Terminamos de comer en silencio y nos despedimos con la mano. Pero sus palabras quedaron en mi mente. “Nadie quiere a un niño grande”, así que apenas regresé al trabajo después de la hora de almuerzo, y en lugar de editar en photoshop las fotos que había tomado en la mañana, dediqué mi tarde a googlear sobre las adopciones, qué está haciendo el PANI al respecto, qué sucede con estos niños, ¿quiénes adoptan? y en esas fue como me enteré que Daniel era lo que el PANI considera un niño institucionalizado. Niños que fueron declarados en abandono por algún juez familiar, candidatos a una adopción, pero que alcanzaron la edad escolar sin que nadie llegara por ellos. En otro enlace decía que en el 2012, los albergues del PANI contaban con 498 niños y niñas que ya se encontraban en seguimiento psicosocial de adopción. Esto quiere decir, listos para tener un papá y una mamá nuevos. Sin embargo, solamente  55 tuvieron una nueva familia y de estos 55, todos tenían menos de cinco años.

A la mañana siguiente, hice lo que siempre hago para mis tareas, llamé al PANI a pedir información.
     -    Buenas, soy estudiante de periodismo y quería averiguar información sobre las adopciones. Es para un trabajo de la Universidad.

    -       Ya la comunico

Hablé cinco minutos con Rocío Amador, del Consejo Nacional de Adopción y me dijo que en el PANI se trata de darle a los niños y niñas el derecho a una familia, pero el proceso de adopción es engorroso, son alrededor de 20 diferentes formularios y certificaciones que los adoptantes deben presentar, además de diversos análisis sicológicos, aprobación de un juez y la revisión profunda del caso de cada pareja que quiera adoptar un niño. El mayor problema está en que las parejas no quieren adoptar niños grandes, después de los cuatro años, solo bebés. En los albergues del PANI y de las ONG albergan más de 2500 niños y alrededor de 1800 ya superan los cuatro años.

Ese día esperé a Daniel en el parque, para nuestro ya rutinario almuerzo, pero no llegó.

No me considero una persona sentimental, y no sé si es ya porque estamos acostumbrados a ver indigentes y niños en la calle, que no me detengo a pensar sobre ellos. Pero Daniel y su historia me hicieron reflexionar y ahí sentada en el banco, terminando de fumar, recordé sobre lo que le sucedió a una amiga de la familia y me di cuenta de que el proceso de adopción  no es solamente engorroso, sino que muchas parejas topan con pared en el proceso. Muchas son rechazadas por excusas que consideran sin sentido.

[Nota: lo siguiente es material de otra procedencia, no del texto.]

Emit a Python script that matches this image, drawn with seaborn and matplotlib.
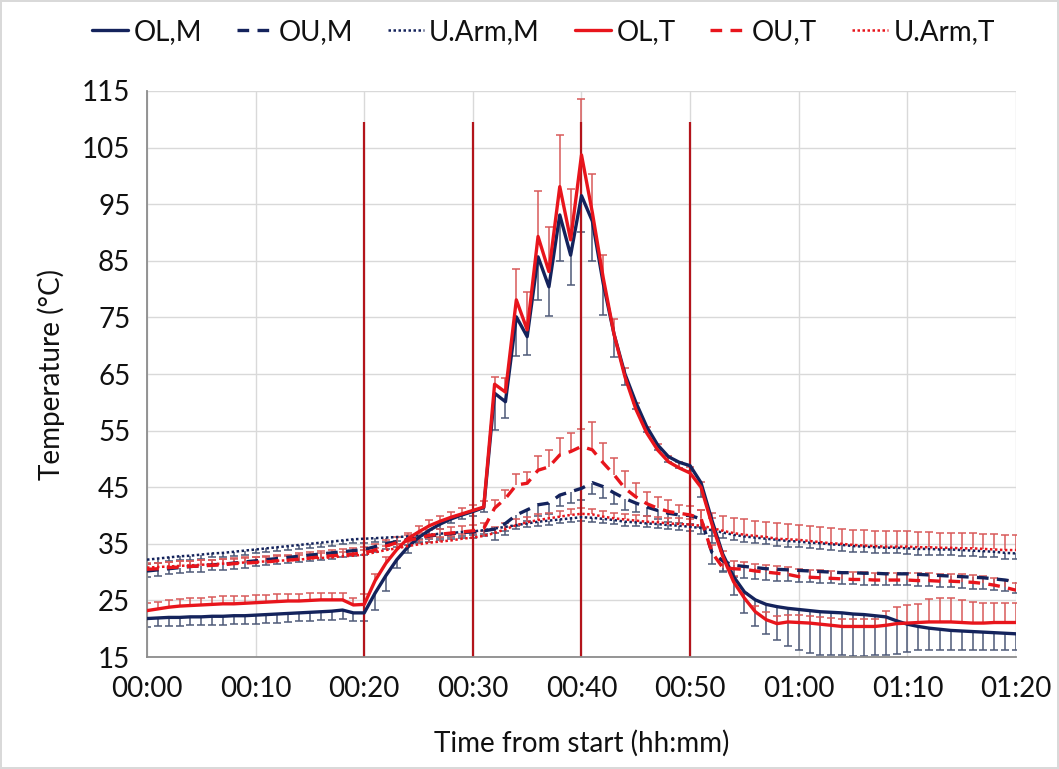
import numpy as np
import pandas as pd
import matplotlib
matplotlib.use("Agg")
import matplotlib.pyplot as plt
from matplotlib.lines import Line2D
import seaborn as sns

# ---------------- data ----------------
minutes = list(range(0, 81))

ol_m = [21.8, 21.9, 22.0, 22.0, 22.1, 22.1, 22.2, 22.2, 22.3, 22.3,
        22.4, 22.5, 22.6, 22.7, 22.8, 22.9, 23.0, 23.1, 23.3, 22.8,
        22.8, 26.3, 29.4, 32.2, 34.4, 36.1, 37.4, 38.5, 39.4, 40.1,
        40.7, 41.4, 61.6, 60.1, 75.1, 71.6, 85.7, 80.4, 93.1, 86.0,
        96.5, 92.0, 81.0, 72.0, 65.0, 60.0, 55.7, 52.5, 50.4, 49.4,
        48.8, 45.8, 39.2, 33.2, 29.2, 26.5, 25.1, 24.3, 23.9, 23.6,
        23.4, 23.2, 23.0, 22.9, 22.8, 22.6, 22.5, 22.3, 22.1, 21.4,
        20.8, 20.4, 20.1, 19.9, 19.7, 19.6, 19.5, 19.4, 19.3, 19.2, 19.1]
ol_m_err = [1.5] * 21 + [3.0, 2.7, 1.5, 1.0, 0.8, 0.8, 0.8, 0.8, 0.8, 0.8,
            0.8, 6.5, 2.8, 7.0, 3.2, 7.6, 5.1, 8.1, 5.2, 6.5,
            7.0, 5.6, 4.0, 2.0, 1.2, 1.0, 1.0, 1.0, 1.0, 1.0,
            2.5, 4.0, 3.0, 3.2, 3.8, 4.6, 5.3, 5.9, 6.6, 7.2,
            7.5, 7.6, 7.6, 7.5, 7.4, 7.3, 7.0, 6.8, 5.8, 4.9,
            4.2, 3.8, 3.6, 3.4, 3.3, 3.2, 3.1, 3.0, 3.0, 2.9]

ou_m = [30.2, 30.4, 30.6, 30.8, 31.0, 31.1, 31.3, 31.4, 31.6, 31.8,
        32.0, 32.2, 32.4, 32.6, 32.8, 33.0, 33.2, 33.4, 33.6, 33.8,
        34.0, 34.5, 35.0, 35.4, 35.8, 36.1, 36.4, 36.6, 36.8, 37.0,
        37.1, 37.3, 37.6, 38.6, 40.1, 41.0, 41.9, 42.2, 43.6, 44.2,
        44.8, 45.8, 45.1, 44.0, 43.0, 42.2, 41.5, 40.9, 40.4, 40.1,
        40.0, 39.4, 33.5, 32.0, 31.2, 31.0, 30.8, 30.6, 30.5, 30.4,
        30.3, 30.2, 30.1, 30.0, 29.9, 29.9, 29.8, 29.8, 29.7, 29.7,
        29.7, 29.6, 29.5, 29.4, 29.3, 29.2, 29.1, 29.0, 28.8, 28.6, 28.3]
ou_m_err = [1.0] * 32 + [2.0] * 13 + [1.5] * 7 + [2.0] * 29

uarm_m = [32.2, 32.4, 32.6, 32.8, 32.9, 33.1, 33.3, 33.4, 33.6, 33.8,
          34.0, 34.2, 34.4, 34.6, 34.8, 35.0, 35.2, 35.4, 35.6, 35.8,
          35.9, 36.0, 36.1, 36.2, 36.3, 36.5, 36.6, 36.8, 36.9, 37.1,
          37.2, 37.4, 37.7, 38.0, 38.3, 38.6, 38.9, 39.1, 39.3, 39.5,
          39.7, 39.6, 39.4, 39.2, 38.9, 38.8, 38.6, 38.5, 38.3, 38.2,
          38.0, 37.8, 37.4, 37.0, 36.6, 36.3, 36.1, 35.9, 35.7, 35.5,
          35.4, 35.2, 35.1, 34.9, 34.8, 34.6, 34.5, 34.4, 34.3, 34.3,
          34.2, 34.1, 34.1, 34.0, 34.0, 33.9, 33.8, 33.7, 33.6, 33.4, 33.3]
uarm_m_err = [0.7] * 51 + [1.0] * 30

ol_t = [23.2, 23.5, 23.8, 24.0, 24.1, 24.2, 24.3, 24.4, 24.4, 24.5,
        24.6, 24.7, 24.8, 24.9, 24.9, 25.0, 25.1, 25.1, 25.1, 24.2,
        24.3, 28.5, 31.6, 34.0, 35.9, 37.1, 38.2, 39.0, 39.7, 40.3,
        40.9, 41.5, 63.2, 61.8, 78.1, 72.8, 89.3, 83.1, 98.1, 88.7,
        103.7, 93.5, 82.0, 72.0, 64.5, 58.8, 54.6, 51.6, 49.5, 48.4,
        47.5, 45.0, 38.5, 32.8, 28.3, 25.4, 23.0, 21.6, 20.9, 21.2,
        21.1, 21.0, 20.8, 20.6, 20.4, 20.4, 20.4, 20.4, 20.6, 20.9,
        21.0, 21.1, 21.2, 21.2, 21.2, 21.1, 21.0, 21.0, 21.1, 21.1, 21.1]
ol_t_err = [1.3] * 20 + [1.8, 1.2] + [1.0] * 10 + [
            1.3, 2.5, 5.4, 6.6, 8.1, 7.9, 9.2, 8.9, 9.9, 6.9,
            4.1, 2.8, 1.5, 1.0, 1.0, 1.0, 1.0, 1.0, 1.0, 1.0,
            1.0, 1.0, 1.0, 1.0, 1.0, 1.3, 1.3, 1.3, 1.3, 1.3,
            1.3, 1.3, 1.3, 1.3, 1.3, 1.3, 2.5, 3.0, 3.2, 3.3,
            4.0, 4.2, 4.2, 4.0, 3.7, 3.5, 3.4, 3.4, 3.4]

ou_t = [30.5, 30.6, 30.8, 30.9, 31.0, 31.1, 31.2, 31.3, 31.5, 31.6,
        31.7, 31.8, 32.0, 32.1, 32.3, 32.5, 32.7, 32.9, 33.0, 33.2,
        33.4, 33.9, 34.6, 35.2, 35.6, 36.0, 36.5, 36.7, 36.9, 37.1,
        37.3, 37.7, 41.3, 43.0, 45.4, 45.7, 48.0, 48.6, 50.7, 51.3,
        52.2, 51.6, 49.3, 47.2, 44.8, 43.3, 42.1, 41.3, 40.7, 40.4,
        40.1, 39.5, 33.5, 30.8, 30.6, 30.5, 30.2, 30.0, 29.8, 29.6,
        29.2, 29.1, 29.0, 28.9, 28.8, 28.7, 28.7, 28.6, 28.6, 28.6,
        28.6, 28.5, 28.5, 28.4, 28.4, 28.3, 28.2, 28.0, 27.7, 27.3, 26.8]
ou_t_err = [1.0] * 32 + [1.5, 1.5, 2.0, 2.0, 2.5, 3.0, 3.0, 3.3, 3.0, 5.0,
            3.5, 3.0, 3.0, 2.5, 2.0, 2.0, 2.0, 1.5, 1.5, 1.5] + [1.3] * 29

uarm_t = [30.8, 30.9, 31.0, 31.1, 31.2, 31.3, 31.4, 31.5, 31.6, 31.7,
          31.8, 31.9, 32.0, 32.1, 32.2, 32.4, 32.5, 32.6, 32.8, 32.9,
          33.1, 33.5, 33.9, 34.2, 34.6, 34.9, 35.2, 35.4, 35.6, 35.9,
          36.1, 36.4, 36.9, 37.6, 38.3, 38.8, 39.2, 39.5, 39.8, 40.1,
          40.3, 40.2, 39.8, 39.5, 39.3, 39.1, 38.9, 38.8, 38.6, 38.5,
          38.4, 38.2, 37.8, 37.3, 36.9, 36.6, 36.4, 36.2, 35.9, 35.8,
          35.7, 35.5, 35.3, 35.1, 35.0, 34.8, 34.7, 34.6, 34.5, 34.5,
          34.5, 34.4, 34.4, 34.3, 34.3, 34.2, 34.2, 34.1, 34.0, 33.9, 33.9]
uarm_t_err = [0.8] * 32 + [1.0] * 19 + [2.7] * 30

series_names = ["OL,M", "OU,M", "U.Arm,M", "OL,T", "OU,T", "U.Arm,T"]
phase_marks = [20, 30, 40, 50]
x_ticks = [0, 10, 20, 30, 40, 50, 60, 70, 80]
x_tick_labels = ["00:00", "00:10", "00:20", "00:30", "00:40",
                 "00:50", "01:00", "01:10", "01:20"]
y_ticks = [15, 25, 35, 45, 55, 65, 75, 85, 95, 105, 115]

# ---------------- style ----------------
sns.set_theme(style="white")
plt.rcParams["font.family"] = ["Lato", "DejaVu Sans"]

NAVY = "#14235C"
RED = "#E8151C"
NAVY_ERR = "#4E5A78"
RED_ERR = "#D85A5A"
VLINE = "#B3141B"
TXT = "#111111"

values = [ol_m, ou_m, uarm_m, ol_t, ou_t, uarm_t]
errors = [ol_m_err, ou_m_err, uarm_m_err, ol_t_err, ou_t_err, uarm_t_err]
colors = [NAVY, NAVY, NAVY, RED, RED, RED]
ecolors = [NAVY_ERR, NAVY_ERR, NAVY_ERR, RED_ERR, RED_ERR, RED_ERR]
downward = [True, True, True, False, False, False]
styles = ["-", (0, (3.5, 2.5)), (0, (1, 1)), "-", (0, (3.5, 2.5)), (0, (1, 1))]
widths = [2.4, 2.4, 1.8, 2.4, 2.4, 1.8]

df = pd.DataFrame({"minute": minutes})
for n, v in zip(series_names, values):
    df[n] = v

fig = plt.figure(figsize=(10.59, 7.69), dpi=100)
fig.patch.set_facecolor("white")
fig.patch.set_edgecolor("#D9D9D9")
fig.patch.set_linewidth(1.5)
ax = fig.add_axes([0.1388, 0.1456, 0.8206, 0.7361])

# error bars
for n, e, ec, down in zip(series_names, errors, ecolors, downward):
    e = np.asarray(e)
    z = np.zeros_like(e)
    yerr = [e, z] if down else [z, e]
    cont = ax.errorbar(df["minute"], df[n], yerr=yerr, fmt="none",
                       ecolor=ec, elinewidth=1.1, capsize=3.2,
                       capthick=1.1, zorder=2)
    caps = cont[1]
    if len(caps) == 2:
        caps[1 if down else 0].set_visible(False)

# phase markers
ax.vlines(phase_marks, 15, 109.5, colors=VLINE, linewidth=1.6, zorder=2.5)

# lines
for n, c, ls, lw in zip(series_names, colors, styles, widths):
    sns.lineplot(data=df, x="minute", y=n, ax=ax, color=c, linewidth=lw,
                 linestyle=ls, zorder=3, legend=False)

ax.set_xlim(0, 80)
ax.set_ylim(15, 115)
ax.set_xticks(x_ticks)
ax.set_xticklabels(x_tick_labels)
ax.set_yticks(y_ticks)
ax.grid(True, color="#D9D9D9", linewidth=1.0, zorder=0)
ax.set_axisbelow(True)
for s in ["top", "right"]:
    ax.spines[s].set_visible(False)
for s in ["left", "bottom"]:
    ax.spines[s].set_color("#8C8C8C")
    ax.spines[s].set_linewidth(1.3)
ax.tick_params(axis="both", length=0, labelsize=20, colors=TXT)
ax.tick_params(axis="x", pad=14)
ax.tick_params(axis="y", pad=12)
ax.set_xlabel("Time from start (hh:mm)", fontsize=20, color=TXT, labelpad=20)
ax.set_ylabel("Temperature (°C)", fontsize=20, color=TXT, labelpad=12)

handles = [Line2D([0], [0], color=c, linestyle=ls, linewidth=lw)
           for c, ls, lw in zip(colors, styles, widths)]
fig.legend(handles, series_names, loc="upper center",
           bbox_to_anchor=(0.513, 1.008), ncol=6, frameon=False,
           fontsize=20, handlelength=1.3, handletextpad=0.2,
           columnspacing=1.25, labelcolor=TXT)

fig.savefig("out.png", dpi=100, facecolor=fig.get_facecolor(),
            edgecolor=fig.get_edgecolor())
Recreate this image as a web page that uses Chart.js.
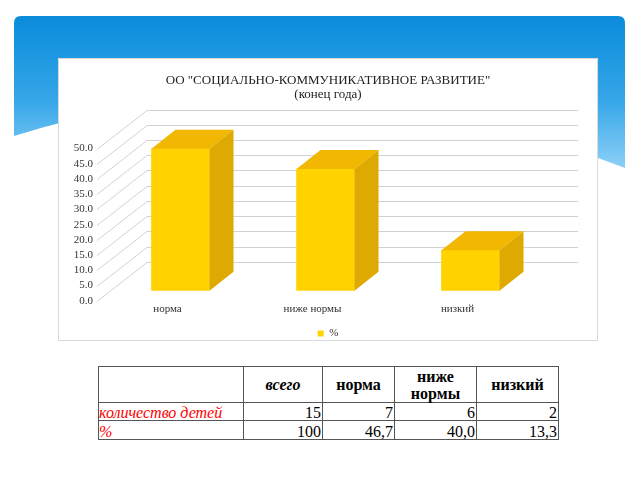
<!DOCTYPE html>
<html>
<head>
<meta charset="utf-8">
<script src="https://cdn.jsdelivr.net/npm/chart.js@4.4.0/dist/chart.umd.min.js"></script>
<style>
html,body{margin:0;padding:0;background:#fff;width:640px;height:480px;overflow:hidden;}
#bg{position:absolute;left:0;top:0;}
#panel{position:absolute;left:58px;top:58px;width:538px;height:281px;border:1px solid #d9d9d9;background:#fff;}
#wrap{position:absolute;left:59px;top:60px;width:538px;height:289px;}
#tbl{position:absolute;left:98px;top:366px;border-collapse:collapse;table-layout:fixed;width:460px;
  font-family:"Liberation Serif",serif;font-size:16px;color:#000;}
#tbl td{padding:0 1px;border:1px solid #555;overflow:visible;white-space:nowrap;}
#tbl tr.h td{height:35px;text-align:center;vertical-align:middle;font-weight:bold;line-height:17px;white-space:normal;}
#tbl tr.h td.it{font-style:italic;}
#tbl tr.d1 td{height:17px;}
#tbl tr.d2 td{height:18px;}
#tbl tr.d1 td, #tbl tr.d2 td{text-align:right;vertical-align:bottom;line-height:15px;}
#tbl td.lab{text-align:left !important;color:#ff0000;font-style:italic;padding-left:0;}
</style>
</head>
<body>
<svg id="bg" width="640" height="480">
  <defs>
    <linearGradient id="g" x1="0" y1="16" x2="0" y2="168" gradientUnits="userSpaceOnUse">
      <stop offset="0" stop-color="#0A8CDB"/>
      <stop offset="0.55" stop-color="#35A6E8"/>
      <stop offset="1" stop-color="#8CD0F6"/>
    </linearGradient>
  </defs>
  <path d="M14,23 Q14,16 21,16 L618,16 Q625,16 625,23 L625,168 Q304,43 14,136 Z" fill="url(#g)"/>
</svg>
<div id="panel"></div>
<div id="wrap"><canvas id="c" width="538" height="289"></canvas></div>
<table id="tbl">
  <colgroup><col style="width:145px"><col style="width:79px"><col style="width:72px"><col style="width:82px"><col style="width:82px"></colgroup>
  <tr class="h" id="hrow"></tr>
  <tr class="d1" id="r1"></tr>
  <tr class="d2" id="r2"></tr>
</table>
<script>
// ---- data ----
const categories = ['норма', 'ниже нормы', 'низкий'];
const percentValues = [46.7, 40.0, 13.3];
const childCounts = [7, 6, 2];
const totalCount = 15;
const totalPercent = 100;
const seriesLabel = '%';
const tableHeaders = ['всего', 'норма', 'ниже нормы', 'низкий'];
const rowLabels = ['количество детей', '%'];
const titleLines = ['ОО "СОЦИАЛЬНО-КОММУНИКАТИВНОЕ РАЗВИТИЕ"', '(конец года)'];
const yMin = 0, yMax = 50, yStep = 5;

// ---- table ----
const hrow = document.getElementById('hrow');
hrow.insertAdjacentHTML('beforeend', '<td></td>');
tableHeaders.forEach((h, i) => {
  const td = document.createElement('td');
  if (i === 0) td.className = 'it';
  td.textContent = h;
  hrow.appendChild(td);
});
function fillRow(id, label, total, vals, fmt) {
  const tr = document.getElementById(id);
  const l = document.createElement('td'); l.className = 'lab'; l.textContent = label; tr.appendChild(l);
  const t = document.createElement('td'); t.textContent = String(total); tr.appendChild(t);
  vals.forEach(v => { const td = document.createElement('td'); td.textContent = fmt(v); tr.appendChild(td); });
}
fillRow('r1', rowLabels[0], totalCount, childCounts, v => String(v));
fillRow('r2', rowLabels[1], totalPercent, percentValues, v => v.toFixed(1).replace('.', ','));

// ---- chart ----
const DEPTH_X = 24, DEPTH_Y = -19;
const WALL_X = 50, WALL_Y = -39, LABEL_SHIFT = 10;
const FRONT = '#FFD200', TOPC = '#F2B700', SIDE = '#DEA900';

const box3d = {
  id: 'box3d',
  beforeDatasetsDraw(chart) {
    const ctx = chart.ctx, ys = chart.scales.y, area = chart.chartArea;
    ctx.save();
    ctx.strokeStyle = '#d2d2d2';
    ctx.lineWidth = 1;
    const fx = area.left - 11, bx = fx + WALL_X, ex = area.right + 35;
    ys.ticks.forEach(t => {
      const py = Math.round(ys.getPixelForValue(t.value) + LABEL_SHIFT) + 0.5;
      ctx.beginPath();
      ctx.moveTo(fx, py);
      ctx.lineTo(bx, py + WALL_Y);
      ctx.lineTo(ex, py + WALL_Y);
      ctx.stroke();
    });
    ctx.restore();
  },
  afterDatasetsDraw(chart) {
    const ctx = chart.ctx;
    const meta = chart.getDatasetMeta(0);
    ctx.save();
    meta.data.forEach(bar => {
      const p = bar.getProps(['x', 'y', 'base', 'width'], true);
      const L = p.x - p.width / 2, R = p.x + p.width / 2, T = p.y, B = p.base;
      ctx.fillStyle = TOPC;
      ctx.beginPath();
      ctx.moveTo(L, T); ctx.lineTo(L + DEPTH_X, T + DEPTH_Y);
      ctx.lineTo(R + DEPTH_X, T + DEPTH_Y); ctx.lineTo(R, T); ctx.closePath(); ctx.fill();
      ctx.fillStyle = SIDE;
      ctx.beginPath();
      ctx.moveTo(R, T); ctx.lineTo(R + DEPTH_X, T + DEPTH_Y);
      ctx.lineTo(R + DEPTH_X, B + DEPTH_Y); ctx.lineTo(R, B); ctx.closePath(); ctx.fill();
    });
    ctx.restore();
  }
};

const tickFont = { family: 'Liberation Serif', size: 11 };
new Chart(document.getElementById('c'), {
  type: 'bar',
  data: {
    labels: categories,
    datasets: [{ label: seriesLabel, data: percentValues, backgroundColor: FRONT, borderWidth: 0, barThickness: 58, yAxisID: 'y' }]
  },
  options: {
    responsive: false,
    animation: false,
    layout: { padding: { left: 0, right: 0, top: 0, bottom: 0 } },
    plugins: {
      title: { display: true, text: titleLines, color: '#222',
        font: { family: 'Liberation Serif', size: 13, weight: 'normal', lineHeight: 1.1 },
        padding: { top: 13, bottom: 37 } },
      legend: { position: 'bottom',
        labels: { boxWidth: 6, boxHeight: 6, padding: 0, color: '#333', font: tickFont } },
      tooltip: { enabled: false }
    },
    scales: {
      x: { grid: { display: false, drawTicks: false }, border: { display: false },
        ticks: { font: tickFont, color: '#333', padding: 12, labelOffset: -13, maxRotation: 0 } },
      y: { min: yMin, max: yMax, grid: { display: false, drawTicks: false }, border: { display: false },
        ticks: { stepSize: yStep, autoSkip: false, callback: v => Number(v).toFixed(1), font: tickFont, color: '#333', padding: 15, labelOffset: LABEL_SHIFT },
        afterFit: s => { s.width = 49; } },
      yRight: { position: 'right', display: true, min: yMin, max: yMax,
        grid: { display: false, drawTicks: false }, border: { display: false },
        ticks: { display: false },
        afterFit: s => { s.width = 54; } }
    }
  },
  plugins: [box3d]
});
</script>
</body>
</html>
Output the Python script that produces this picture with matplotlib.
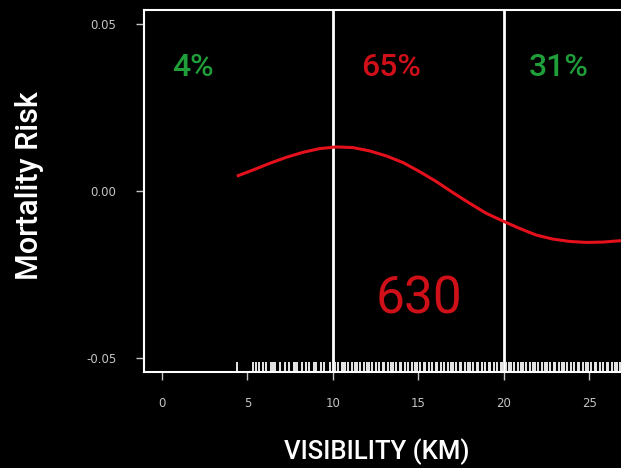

Hace tres años estaba en el patio de mi casa en la fiesta de cumpleaños de mi papá y Yuliana Montero y Bernardo Quesada, amigos de él, me contaron su frustración a la hora de querer adoptar a un niño. Ellos ya cuentan con dos hijos propios, pero aun así quisieron  adoptar, solo por el hecho de contribuir y cambiarle la vida a una sola persona.  Estuvieron bajo estudio por dos años. Entregaron infinidad de papeles, realizaron pruebas sicológicas, se entrevistaron con trabajadoras sociales hasta que una les dio la noticia. Su caso sería rechazado ya que era sospechoso que una pareja que no tuviera problemas para procrear hijos propios y que ambos tuvieran buena posición económica, quisieran adoptar un niño.

-          ¿Será que acaso hay que se pobre, no tener trabajo y ser de reputación dudosa para poder adoptar? – Me dijo en ese momento Yuliana, aún con la decepción fresca.

Pasó una semana y Daniel no se aparecía por el parque. Creo que estaba un poco obsesionada. A veces salía con excusa de ir a comprar algo para ver si lo veía en diferentes horas, pero había desaparecido. Así que dedicaba un considerable tiempo leyendo sobre niños en abandono y adopciones. Frente a esos 55 niños que se adoptaron en el 2012, había 535 familias que estaban en estudio de adopción. Esto quiere decir que 480 parejas se fueron con las manos vacías. 480 niños y niñas que hubieran dejado de ser niños institucionalizados y hoy estarían en un hogar y no en un albergue  o peor aún, como Daniel, que después de tanto esperar por unos papás que nunca se lo llevaron, terminó en la calle

Pero en una tarde cualquiera, lo vi. Estaba lloviendo y ya casi era de noche. Ese día me quedé más de las cinco revelando fotos y cuando estaba cerrando el estudio me tocaron el hombro con un dedo.

-          Hola, ¿me regala un cigarro?
-           
Apareció así como si nada, como si no le importara el que yo llevara días preocupada por él. No debe de estar acostumbrado a que alguien lo haga.

Dudé, ¡Cómo le voy a dar un cigarro a un niño! Y de nuevo me sacudí a mi misma. “Peores cosas debe de haber consumido Daniel”. Le di dos, se guardó uno y se alejó con las manos metidas en los bolsillos y se despidió desde lejos, solo con la mano, sin voltear. Al día siguiente lo esperé en el mismo banco del parque, pero Daniel no llegó a almorzar.